Dans un contexte tendu où les droits des immigrés latinos sont au cœur d’un bras de fer politique, la juge fédérale Stephanie L. Haines a tranché. Dans une opinion de 15 pages rendue le mercredi 26 juin 2025, elle a exigé que le gouvernement fédéral accorde aux migrants visés par des procédures d’expulsion sous la loi de 1798 un délai minimum de 21 jours pour contester légalement leur éloignement du territoire américain.
La décision fait suite au cas d’un migrant vénézuélien identifié comme « W.J.C.C. », qui avait déposé une requête pour faire valoir ce droit fondamental de contestation, tout en s’opposant à son transfert dans un autre centre de détention en dehors du district judiciaire de Pennsylvanie occidentale. Si la juge a accepté la première demande, elle a refusé d’empêcher son transfert géographique. Le ministère de la Justice s’était opposé aux deux requêtes, mais devra désormais se conformer à ce nouveau standard.
La relance de l’Alien Enemies Act (AEA) par l’administration Trump pour justifier l’expulsion de migrants, notamment d’Amérique latine, a suscité une vague de contestation. Cette loi, adoptée en 1798, pendant une période de tension diplomatique avec la France, permet au gouvernement d’expulser des ressortissants de pays considérés comme ennemis. Mais son usage à l’encontre de populations civiles immigrées sans lien avec des conflits armés soulève d’importantes questions juridiques.
Des ONG comme l’American Civil Liberties Union (ACLU) ont dénoncé cette application comme une violation grave du writ d’habeas corpus, un droit fondamental qui garantit à toute personne la possibilité de contester une détention arbitraire. Dans plusieurs affaires, des juges ont stoppé des expulsions programmées, affirmant que les migrants n’avaient pas bénéficié du processus régulier prévu par la Constitution américaine.
En avril, la Cour suprême des États-Unis avait déjà donné raison aux opposants à cette politique, affirmant que le gouvernement ne pouvait invoquer l’AEA pour expulser des individus sans leur permettre d’être entendus par un juge. Une injonction inédite, rendue un samedi 19 avril, avait même interdit temporairement toute expulsion d’un groupe d’immigrés, en attendant une décision définitive.

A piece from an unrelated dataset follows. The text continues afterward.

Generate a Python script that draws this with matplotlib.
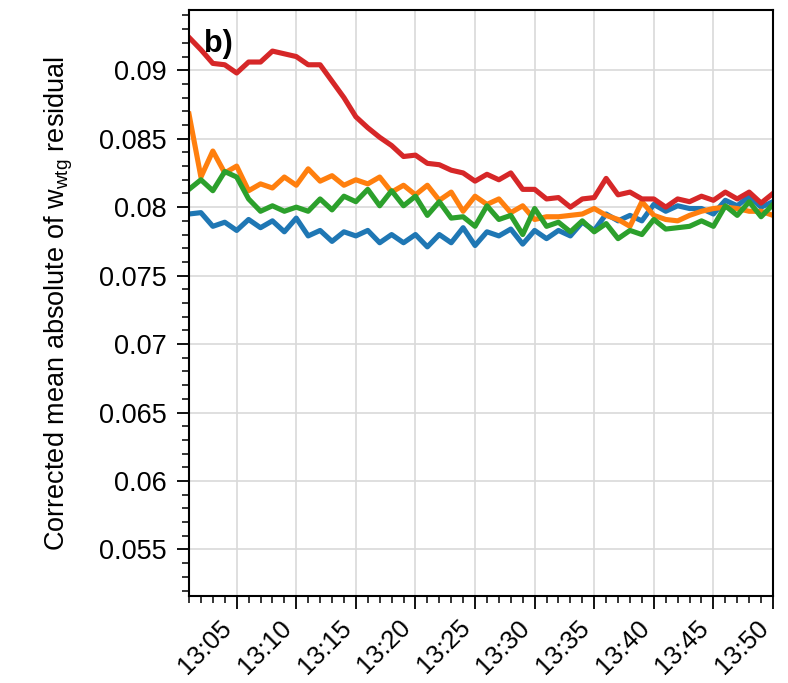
import matplotlib
matplotlib.use('Agg')
import matplotlib.pyplot as plt
import matplotlib.dates as mdates
from matplotlib.ticker import FuncFormatter, MultipleLocator
import pandas as pd

plt.rcParams['font.family'] = ['Liberation Sans', 'DejaVu Sans']
plt.rcParams['font.size'] = 19.5
plt.rcParams['mathtext.fontset'] = 'custom'
plt.rcParams['mathtext.rm'] = 'Liberation Sans'

# minutes 13:01 .. 13:50
times = pd.date_range('2020-01-01 13:01', periods=50, freq='min')

blue = [0.0795, 0.0796, 0.0786, 0.0789, 0.0783, 0.0791, 0.0785, 0.0790, 0.0782, 0.0792,
        0.0779, 0.0783, 0.0775, 0.0782, 0.0779, 0.0783, 0.0774, 0.0780, 0.0774, 0.0780,
        0.0771, 0.0780, 0.0774, 0.0785, 0.0772, 0.0782, 0.0779, 0.0784, 0.0773, 0.0783,
        0.0777, 0.0783, 0.0779, 0.0789, 0.0783, 0.0795, 0.0790, 0.0794, 0.0790, 0.0802,
        0.0797, 0.0801, 0.0799, 0.0799, 0.0795, 0.0805, 0.0801, 0.0808, 0.0800, 0.0804]

orange = [0.0868, 0.0822, 0.0841, 0.0825, 0.0830, 0.0812, 0.0817, 0.0814, 0.0822, 0.0816,
          0.0828, 0.0819, 0.0823, 0.0816, 0.0820, 0.0817, 0.0822, 0.0811, 0.0816, 0.0809,
          0.0816, 0.0805, 0.0811, 0.0797, 0.0808, 0.0802, 0.0806, 0.0796, 0.0801, 0.0791,
          0.0793, 0.0793, 0.0794, 0.0795, 0.0799, 0.0794, 0.0791, 0.0786, 0.0804, 0.0794,
          0.0791, 0.0790, 0.0794, 0.0797, 0.0799, 0.0800, 0.0799, 0.0797, 0.0797, 0.0794]

green = [0.0813, 0.0820, 0.0812, 0.0826, 0.0822, 0.0806, 0.0797, 0.0801, 0.0797, 0.0800,
         0.0797, 0.0806, 0.0798, 0.0808, 0.0804, 0.0813, 0.0801, 0.0812, 0.0801, 0.0808,
         0.0794, 0.0804, 0.0792, 0.0793, 0.0786, 0.0801, 0.0791, 0.0794, 0.0780, 0.0799,
         0.0786, 0.0789, 0.0782, 0.0790, 0.0782, 0.0788, 0.0777, 0.0783, 0.0780, 0.0791,
         0.0784, 0.0785, 0.0786, 0.0790, 0.0786, 0.0801, 0.0794, 0.0804, 0.0793, 0.0802]

red = [0.0924, 0.0915, 0.0905, 0.0904, 0.0898, 0.0906, 0.0906, 0.0914, 0.0912, 0.0910,
       0.0904, 0.0904, 0.0892, 0.0880, 0.0866, 0.0858, 0.0851, 0.0845, 0.0837, 0.0838,
       0.0832, 0.0831, 0.0827, 0.0825, 0.0819, 0.0824, 0.0820, 0.0825, 0.0813, 0.0813,
       0.0806, 0.0807, 0.0800, 0.0806, 0.0807, 0.0821, 0.0809, 0.0811, 0.0806, 0.0806,
       0.0800, 0.0806, 0.0804, 0.0808, 0.0805, 0.0811, 0.0806, 0.0811, 0.0803, 0.0810]

fig = plt.figure(figsize=(7.88, 6.83), dpi=100)
ax = fig.add_axes([189 / 788, 1 - 596 / 683, 584 / 788, 586 / 683])

for ys, c in zip([blue, orange, green, red], ['tab:blue', 'tab:orange', 'tab:green', 'tab:red']):
    ax.plot(times, ys, color=c, lw=3.7)

ax.set_xlim(times[0], times[-1])
ax.set_ylim(0.0516, 0.0944)

ax.xaxis.set_major_locator(mdates.MinuteLocator(byminute=range(0, 60, 5)))
ax.xaxis.set_minor_locator(mdates.MinuteLocator())
ax.xaxis.set_major_formatter(mdates.DateFormatter('%H:%M'))
ax.yaxis.set_major_locator(MultipleLocator(0.005))
ax.yaxis.set_minor_locator(MultipleLocator(0.001))
ax.yaxis.set_major_formatter(FuncFormatter(lambda v, p: '{:g}'.format(round(v, 4))))

ax.tick_params(which='major', length=9, width=1.3)
ax.tick_params(which='minor', length=5, width=1.1)
ax.tick_params(axis='y', pad=7)
ax.tick_params(axis='x', pad=5, labelsize=18.5)
plt.setp(ax.get_xticklabels(), rotation=45, ha='right')

ax.grid(True, which='major', color='#d9d9d9', lw=1.2)
ax.set_axisbelow(True)
for s in ax.spines.values():
    s.set_linewidth(1.5)

ax.set_ylabel('Corrected mean absolute of $\\mathrm{w_{wtg}}$ residual', labelpad=17)
ax.text(0.026, 0.968, 'b)', transform=ax.transAxes, fontweight='bold', fontsize=22,
        va='top', ha='left')

fig.savefig('out.png', dpi=100)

La juge Haines, elle-même nommée par Trump durant son premier mandat, semble désormais suivre cette logique. Elle avait refusé en mai de certifier une action collective d’immigrants visés par l’AEA, les obligeant à déposer des requêtes individuelles en habeas corpus. Mais sa nouvelle décision marque un tournant : le gouvernement devra désormais notifier officiellement les personnes visées, leur laisser 21 jours pour se défendre, et se soumettre au contrôle judiciaire.
Ce préavis est crucial pour les avocats spécialisés en droit de l’immigration, qui soulignent que sans un tel délai, des milliers de personnes risquent d’être expulsées à tort, parfois vers des pays en guerre ou sans garanties légales.
L’administration Trump est accusée de détourner les lois pour accélérer les déportations, notamment en transférant des détenus vers des prisons à haute sécurité comme le tristement célèbre centre pénitentiaire CECOT au Salvador. Le recours au programme CBP Home, une application mobile pour enregistrer les auto-expulsions, combiné à des campagnes de communication agressives, témoigne de cette stratégie visant à forcer des départs sans décisions judiciaires formelles.
Avec cette décision, le système judiciaire reprend la main sur une politique jugée liberticide. Le délai imposé par la juge Haines rappelle que les lois d’exception ne peuvent pas faire fi des droits fondamentaux, même en période de crise migratoire.